(By Hugh Pearman. Published in The Sunday Times, 23.9.01, as “Agog on the Tyne”)
This is clever architecture - very nearly TOO clever - married to old-fashioned big engineering of the kind they know all about in the north-east. The architecture, a 1997 international competition win, is by the London firm of Wilkinson Eyre. Specifically Jim Eyre, who seems to have virtually cornered the market in upbeat bridge design. The engineering is by Gifford and Partners. In cold functional terms, it is simply a pedestrian and cycleway connecting the quaysides of Newcastle on the north bank, and Gateshead on the south. It opens, to let big ships through. But bridges, these days, have long ceased to be merely functional connections. They have become important urban markers, catalysts for regeneration, even destinations in themselves. What Jim Eyre has done in Gateshead is make a bridge that is a building, and a kinetic building at that. A great big urban room, with movement added.
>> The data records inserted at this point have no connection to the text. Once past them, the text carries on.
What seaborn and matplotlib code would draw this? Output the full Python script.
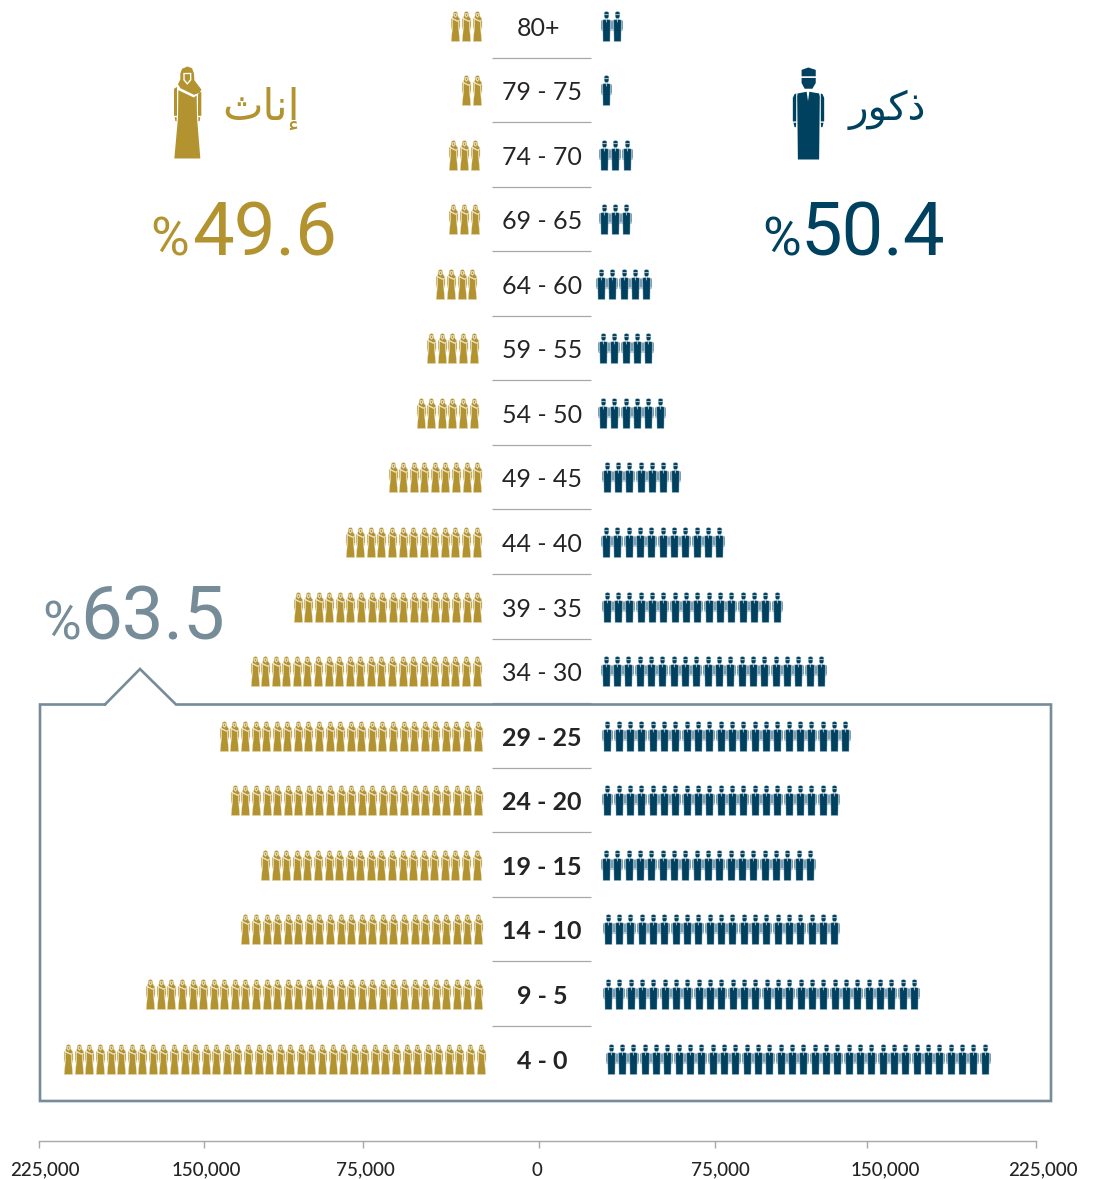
import numpy as np
import pandas as pd
import matplotlib
matplotlib.use('Agg')
import matplotlib.pyplot as plt
from matplotlib.markers import MarkerStyle
from matplotlib.path import Path
import seaborn as sns

# Age groups, top row first
age_groups = ['80+', '79 - 75', '74 - 70', '69 - 65', '64 - 60', '59 - 55', '54 - 50', '49 - 45', '44 - 40',
              '39 - 35', '34 - 30', '29 - 25', '24 - 20', '19 - 15', '14 - 10', '9 - 5', '4 - 0']
# One icon per person-block, counted from the picture
female_icons = [3, 2, 3, 3, 4, 5, 6, 9, 13, 18, 22, 25, 24, 21, 23, 32, 40]
male_icons = [2, 1, 3, 3, 5, 5, 6, 7, 11, 16, 20, 22, 21, 19, 21, 28, 34]
highlighted = age_groups[11:]

tick_labels = ['225,000', '150,000', '75,000', '0', '75,000', '150,000', '225,000']
female_label = '\uFE99\uFE8E\uFEE7\uFE87'  # إناث, shaped by hand in visual order
male_label = '\uFEAD\uFEEE\uFEDB\uFEAB'  # ذكور
female_share = '49.6'
male_share = '50.4'
box_share = '63.5'

# Layout, in pixels of the 1097x1180 picture
tick_pos = [39, 204, 363, 539, 715, 867, 1036]
tick_label_pos = [45, 206, 365, 537, 720, 885, 1043]
female_edge = [481, 481, 479, 479, 476.7, 478, 478, 481.7, 481, 481.7, 481, 482, 482.5, 481, 482.5, 482.5, 485]
male_edge = [601, 601, 599, 598.7, 596, 598, 598, 601.7, 601, 601.7, 600.7, 602.3, 602.3, 601, 602.7, 603, 605.7]
row_top = 25.5
row_step = 64.57
female_pitch = 10.57
male_pitch = 11.33
female_w = 9.0
male_w = 10.2

GOLD = '#B39330'
GOLD_PALE = '#E6DBB6'
NAVY = '#00415F'
NAVY_PALE = '#A3BACA'
SLATE = '#768C98'
DARK = '#262324'
GREY = '#A6A8AA'
DPI = 100


def make_icon(polygons, cx, cy, height):
    # polygons are traced in zoomed picture pixels, y pointing down
    verts, codes = [], []
    for poly in polygons:
        pts = [((x - cx) / height, (cy - y) / height) for x, y in poly]
        verts += pts + [pts[0]]
        codes += [Path.MOVETO] + [Path.LINETO] * (len(pts) - 1) + [Path.CLOSEPOLY]
    return MarkerStyle(Path(verts, codes))


female_path = make_icon([
    [(150, 68), (155, 54), (171, 47), (185, 52), (191, 68), (192, 88), (213, 116), (208, 126), (191, 132), (150, 112),
     (143, 100), (150, 86)],
    [(159, 66), (159, 88), (171, 102), (183, 88), (183, 66)],  # face hole
    [(163, 70), (179, 70), (179, 86), (171, 96), (163, 86)],
    [(144, 118), (190, 140), (199, 134), (200, 200), (210, 323), (132, 323), (143, 200)],
    [(131, 114), (140, 108), (140, 195), (131, 195)],
    [(203, 130), (213, 122), (213, 195), (203, 195)],
    [(133, 199), (139, 199), (139, 211), (135, 211)],
    [(204, 199), (210, 199), (208, 211), (204, 211)],
], 171.5, 185, 276)

male_path = make_icon([
    [(153, 57), (173, 50), (195, 57), (195, 76), (153, 76)],
    [(153, 81), (195, 81), (195, 96), (185, 113), (162, 113), (153, 96)],
    [(141, 127), (168, 122), (172, 150), (176, 122), (205, 127), (207, 136), (205, 323), (142, 323), (140, 136)],
    [(127, 140), (132, 129), (137, 127), (137, 210), (127, 210)],
    [(210, 127), (215, 129), (220, 140), (220, 210), (210, 210)],
    [(129, 214), (137, 214), (136, 227), (132, 227)],
    [(210, 214), (218, 214), (215, 227), (211, 227)],
], 173.5, 186.5, 273)


def icon_size(height_px):
    return (height_px * 72 / DPI) ** 2


sns.set_theme(style='white')
plt.rcParams['font.family'] = ['Lato', 'DejaVu Sans']

rows = np.arange(len(age_groups))
row_y = row_top + rows * row_step

female_df = pd.DataFrame({
    'x': [female_edge[r] - female_w / 2 - i * female_pitch for r in rows for i in range(female_icons[r])],
    'y': [row_y[r] for r in rows for i in range(female_icons[r])],
})
male_df = pd.DataFrame({
    'x': [male_edge[r] + male_w / 2 + i * male_pitch for r in rows for i in range(male_icons[r])],
    'y': [row_y[r] for r in rows for i in range(male_icons[r])],
})

fig = plt.figure(figsize=(10.97, 11.8), dpi=DPI)
ax = fig.add_axes([0, 0, 1, 1])
ax.set_xlim(0, 1097)
ax.set_ylim(1180, 0)

# The thin pale edge gives the soft outlines the small icons have in the original
sns.scatterplot(data=female_df, x='x', y='y', marker=female_path, s=icon_size(30), color=GOLD, edgecolor=GOLD_PALE,
                linewidth=0.3, legend=False, ax=ax)
sns.scatterplot(data=male_df, x='x', y='y', marker=male_path, s=icon_size(30), color=NAVY, edgecolor=NAVY_PALE,
                linewidth=0.3, legend=False, ax=ax)

# Big header figures
sns.scatterplot(x=[187], y=[112], marker=female_path, s=icon_size(92), color=GOLD, linewidth=0, legend=False, ax=ax)
sns.scatterplot(x=[807.5], y=[112.5], marker=male_path, s=icon_size(92), color=NAVY, linewidth=0, legend=False, ax=ax)

# Age labels and the short rules between them
for r, age in enumerate(age_groups):
    bold = age in highlighted
    cx = 539 if age == '80+' else 542
    ax.text(cx, row_y[r] + 2.5, age, ha='center', va='center', fontsize=18, color=DARK,
            fontweight='bold' if bold else 'normal')
ax.hlines(row_y[:-1] + 32, 492, 591, color=GREY, linewidth=0.9)

# Box round the young age groups
box_x = [105, 40, 40, 1051, 1051, 176, 140, 105]
box_y = [704.5, 704.5, 1101, 1101, 704.5, 704.5, 669, 704.5]
ax.plot(box_x, box_y, color=SLATE, linewidth=1.9, solid_joinstyle='miter')

# Shares and headings
for digits, color, pct_right, digit_left, base in [(female_share, GOLD, 189, 192, 255),
                                                  (male_share, NAVY, 801, 800, 255),
                                                  (box_share, SLATE, 81, 80, 640)]:
    ax.text(digit_left, base, digits, ha='left', va='baseline', fontsize=53.5, color=color, family='Roboto')
    ax.text(pct_right, base, '%', ha='right', va='baseline', fontsize=38, color=color, family='Roboto')
ax.text(300, 120, female_label, ha='right', va='baseline', fontsize=31, color=GOLD, family='DejaVu Sans')
ax.text(926, 120, male_label, ha='right', va='baseline', fontsize=29, color=NAVY, family='DejaVu Sans')

# Bottom axis: ticks and labels do not line up in the original, so labels sit on minor ticks
sns.despine(ax=ax, left=True, top=True, right=True)
ax.spines['bottom'].set_position(('data', 1141))
ax.spines['bottom'].set_bounds(39, 1036)
ax.spines['bottom'].set_color(GREY)
ax.spines['bottom'].set_linewidth(1.0)
ax.set_xticks(tick_pos, [''] * len(tick_pos))
ax.set_xticks(tick_label_pos, tick_labels, minor=True)
ax.tick_params(axis='x', which='major', direction='out', bottom=True, length=5, width=1.0, color=GREY)
ax.tick_params(axis='x', which='minor', bottom=True, length=0, pad=15, labelsize=13.5, labelcolor=DARK)
for label in ax.get_xticklabels(minor=True):
    label.set_fontweight(500)
ax.set_yticks([])
ax.set_xlabel('')
ax.set_ylabel('')

fig.savefig('out.png', dpi=DPI)
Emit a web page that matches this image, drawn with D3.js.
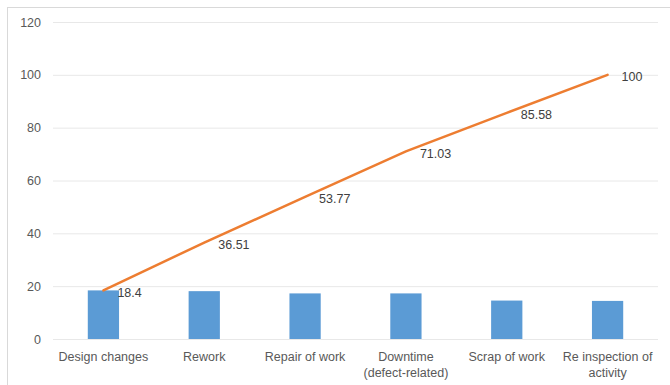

You might have caught a glimpse of it, if you watched Leonard Slatkin’s impressively sombre and contemplative Last Night of the Proms last week. As usual, you saw crowds gathered around the country in key public locations to participate via big screens. At Baltic Square on the Gateshead quayside, the mood of the evening was captured somewhat eerily as the camera was drawn time and time again from the mostly impassive faces of the crowd to the 160-foot tall, angled arch of the bridge behind, subtly picked out in unusually rich coloured light. The programmable lighting design, by Jonathan Speirs, is integral to the bridge.